Collected data:
--- start ---

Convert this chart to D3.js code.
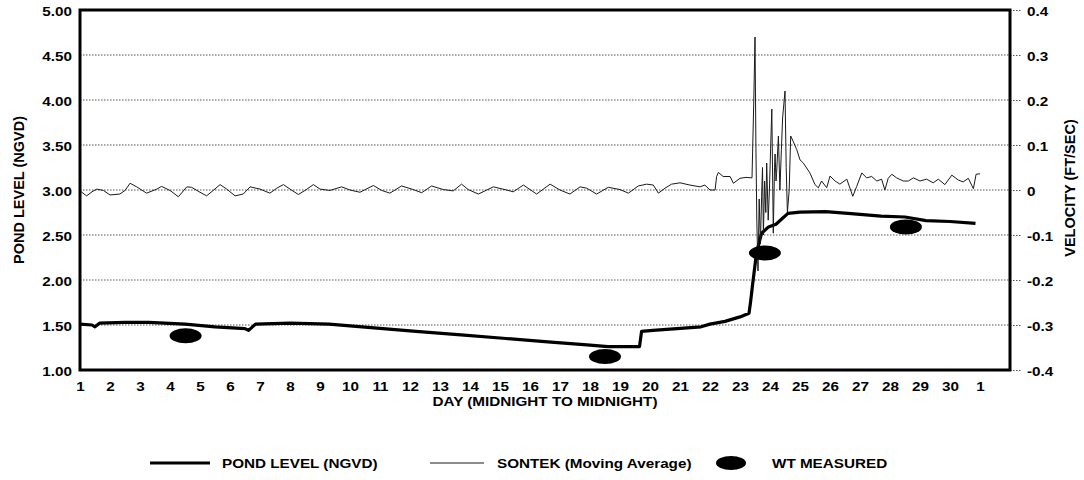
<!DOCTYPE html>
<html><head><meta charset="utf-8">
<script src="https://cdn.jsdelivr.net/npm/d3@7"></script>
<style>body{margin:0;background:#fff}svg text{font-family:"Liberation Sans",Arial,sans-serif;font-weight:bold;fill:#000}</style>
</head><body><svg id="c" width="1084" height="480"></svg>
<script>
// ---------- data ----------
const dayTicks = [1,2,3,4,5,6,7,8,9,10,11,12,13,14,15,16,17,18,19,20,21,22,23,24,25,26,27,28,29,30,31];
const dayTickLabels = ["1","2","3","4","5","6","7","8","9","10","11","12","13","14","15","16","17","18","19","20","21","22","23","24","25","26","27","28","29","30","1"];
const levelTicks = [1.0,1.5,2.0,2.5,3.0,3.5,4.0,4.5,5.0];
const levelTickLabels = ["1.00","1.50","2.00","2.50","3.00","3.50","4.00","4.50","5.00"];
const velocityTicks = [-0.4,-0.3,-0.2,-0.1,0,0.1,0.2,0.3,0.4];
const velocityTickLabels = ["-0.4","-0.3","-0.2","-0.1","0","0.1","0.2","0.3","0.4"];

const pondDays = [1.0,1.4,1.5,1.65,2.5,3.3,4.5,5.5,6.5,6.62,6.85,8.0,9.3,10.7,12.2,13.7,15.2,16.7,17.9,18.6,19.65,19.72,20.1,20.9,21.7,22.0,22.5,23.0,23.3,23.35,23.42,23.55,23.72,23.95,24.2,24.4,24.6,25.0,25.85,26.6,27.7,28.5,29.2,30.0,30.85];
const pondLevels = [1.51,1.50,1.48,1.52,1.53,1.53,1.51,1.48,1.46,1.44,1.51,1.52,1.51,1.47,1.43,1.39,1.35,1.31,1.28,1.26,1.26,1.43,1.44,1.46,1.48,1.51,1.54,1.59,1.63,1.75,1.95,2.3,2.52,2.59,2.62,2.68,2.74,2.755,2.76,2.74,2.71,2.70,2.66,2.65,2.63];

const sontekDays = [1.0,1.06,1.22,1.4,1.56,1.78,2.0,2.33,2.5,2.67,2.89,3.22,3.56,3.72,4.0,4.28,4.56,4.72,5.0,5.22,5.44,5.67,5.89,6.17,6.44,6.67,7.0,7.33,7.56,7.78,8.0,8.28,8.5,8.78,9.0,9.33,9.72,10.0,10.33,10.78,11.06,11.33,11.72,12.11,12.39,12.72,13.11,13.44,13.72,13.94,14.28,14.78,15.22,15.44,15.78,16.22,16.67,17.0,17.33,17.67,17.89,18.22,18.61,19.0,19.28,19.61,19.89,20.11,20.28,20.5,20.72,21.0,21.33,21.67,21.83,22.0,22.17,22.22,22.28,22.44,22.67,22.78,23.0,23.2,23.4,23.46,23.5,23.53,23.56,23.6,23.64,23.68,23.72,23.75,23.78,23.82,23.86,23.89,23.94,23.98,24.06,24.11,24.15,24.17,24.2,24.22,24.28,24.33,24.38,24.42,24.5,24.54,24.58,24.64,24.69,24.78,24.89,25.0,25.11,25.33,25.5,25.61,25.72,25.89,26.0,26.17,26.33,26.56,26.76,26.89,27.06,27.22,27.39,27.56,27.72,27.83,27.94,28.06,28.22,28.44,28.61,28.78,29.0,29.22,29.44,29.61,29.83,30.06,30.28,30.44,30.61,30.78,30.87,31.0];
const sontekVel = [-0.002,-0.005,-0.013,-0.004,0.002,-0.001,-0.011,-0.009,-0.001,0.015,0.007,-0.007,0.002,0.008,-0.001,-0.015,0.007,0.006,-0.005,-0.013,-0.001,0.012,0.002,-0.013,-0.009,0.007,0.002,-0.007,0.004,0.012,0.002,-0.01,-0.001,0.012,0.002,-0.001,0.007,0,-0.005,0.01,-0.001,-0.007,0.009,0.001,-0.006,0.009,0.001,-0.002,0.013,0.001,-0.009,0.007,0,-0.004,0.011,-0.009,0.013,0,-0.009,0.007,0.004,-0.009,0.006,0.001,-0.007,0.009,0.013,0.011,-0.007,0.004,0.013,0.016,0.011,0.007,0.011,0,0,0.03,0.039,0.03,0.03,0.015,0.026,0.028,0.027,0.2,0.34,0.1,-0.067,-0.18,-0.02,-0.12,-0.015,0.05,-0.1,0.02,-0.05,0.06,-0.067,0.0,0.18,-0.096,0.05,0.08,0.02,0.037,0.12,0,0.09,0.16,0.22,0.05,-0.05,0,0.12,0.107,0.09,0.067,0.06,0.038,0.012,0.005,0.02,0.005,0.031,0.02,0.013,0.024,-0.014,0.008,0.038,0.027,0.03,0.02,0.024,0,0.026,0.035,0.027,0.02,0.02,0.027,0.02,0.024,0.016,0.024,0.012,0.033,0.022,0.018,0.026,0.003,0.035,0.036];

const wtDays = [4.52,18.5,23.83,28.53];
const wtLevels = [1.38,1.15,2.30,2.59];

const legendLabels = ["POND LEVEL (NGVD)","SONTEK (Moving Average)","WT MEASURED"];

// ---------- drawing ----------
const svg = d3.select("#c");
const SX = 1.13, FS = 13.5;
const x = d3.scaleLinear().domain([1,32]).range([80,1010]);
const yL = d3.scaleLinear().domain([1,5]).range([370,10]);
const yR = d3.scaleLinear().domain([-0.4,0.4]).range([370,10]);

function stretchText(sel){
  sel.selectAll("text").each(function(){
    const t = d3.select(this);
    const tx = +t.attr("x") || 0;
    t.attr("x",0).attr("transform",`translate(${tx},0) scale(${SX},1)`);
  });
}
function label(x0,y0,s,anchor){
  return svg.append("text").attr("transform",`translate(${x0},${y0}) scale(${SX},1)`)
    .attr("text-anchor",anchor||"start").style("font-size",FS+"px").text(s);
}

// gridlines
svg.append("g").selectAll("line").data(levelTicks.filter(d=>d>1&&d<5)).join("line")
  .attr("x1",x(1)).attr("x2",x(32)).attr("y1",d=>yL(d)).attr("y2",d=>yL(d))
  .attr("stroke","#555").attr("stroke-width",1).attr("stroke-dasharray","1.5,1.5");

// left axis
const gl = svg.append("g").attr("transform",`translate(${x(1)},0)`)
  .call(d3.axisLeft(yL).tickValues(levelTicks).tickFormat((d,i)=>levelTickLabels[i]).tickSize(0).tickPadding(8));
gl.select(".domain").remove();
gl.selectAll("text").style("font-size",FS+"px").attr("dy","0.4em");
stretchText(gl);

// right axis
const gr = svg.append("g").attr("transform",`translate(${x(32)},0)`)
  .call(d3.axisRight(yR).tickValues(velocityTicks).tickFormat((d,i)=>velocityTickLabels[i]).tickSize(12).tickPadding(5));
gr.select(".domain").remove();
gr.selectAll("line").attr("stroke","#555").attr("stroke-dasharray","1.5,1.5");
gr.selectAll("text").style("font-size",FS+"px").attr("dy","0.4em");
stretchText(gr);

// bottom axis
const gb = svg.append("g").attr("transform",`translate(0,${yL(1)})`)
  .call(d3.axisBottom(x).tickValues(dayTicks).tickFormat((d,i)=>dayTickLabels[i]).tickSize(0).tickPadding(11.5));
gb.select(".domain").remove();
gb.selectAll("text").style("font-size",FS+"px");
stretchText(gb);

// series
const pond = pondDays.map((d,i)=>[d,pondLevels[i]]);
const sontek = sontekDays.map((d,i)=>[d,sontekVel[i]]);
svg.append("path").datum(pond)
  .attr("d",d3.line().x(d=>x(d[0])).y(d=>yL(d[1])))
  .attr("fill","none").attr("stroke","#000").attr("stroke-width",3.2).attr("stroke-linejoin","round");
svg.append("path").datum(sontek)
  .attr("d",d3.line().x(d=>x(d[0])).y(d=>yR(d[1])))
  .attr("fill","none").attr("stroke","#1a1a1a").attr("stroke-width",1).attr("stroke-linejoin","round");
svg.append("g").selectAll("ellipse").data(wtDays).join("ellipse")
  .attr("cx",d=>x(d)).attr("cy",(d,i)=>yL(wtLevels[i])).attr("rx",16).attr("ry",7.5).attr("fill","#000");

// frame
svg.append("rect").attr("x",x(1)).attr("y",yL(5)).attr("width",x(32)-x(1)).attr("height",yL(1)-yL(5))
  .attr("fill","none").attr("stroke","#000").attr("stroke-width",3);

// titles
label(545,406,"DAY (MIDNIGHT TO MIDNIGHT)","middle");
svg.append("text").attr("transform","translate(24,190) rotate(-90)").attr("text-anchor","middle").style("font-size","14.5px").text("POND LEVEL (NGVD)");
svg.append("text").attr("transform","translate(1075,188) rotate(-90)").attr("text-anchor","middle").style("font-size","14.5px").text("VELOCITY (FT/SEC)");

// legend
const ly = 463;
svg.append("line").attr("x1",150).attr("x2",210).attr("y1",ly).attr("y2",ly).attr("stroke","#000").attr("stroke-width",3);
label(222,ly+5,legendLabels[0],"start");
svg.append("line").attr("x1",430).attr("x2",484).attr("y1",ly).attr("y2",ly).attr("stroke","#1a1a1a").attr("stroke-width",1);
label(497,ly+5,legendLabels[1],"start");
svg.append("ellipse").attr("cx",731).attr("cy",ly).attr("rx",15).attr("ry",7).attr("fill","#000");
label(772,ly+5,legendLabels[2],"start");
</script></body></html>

--- end ---

Instructions for the task: Using the listing, copy every line where the word "this" shows up.

Correct response:
Convert this chart to D3.js code.
    const t = d3.select(this);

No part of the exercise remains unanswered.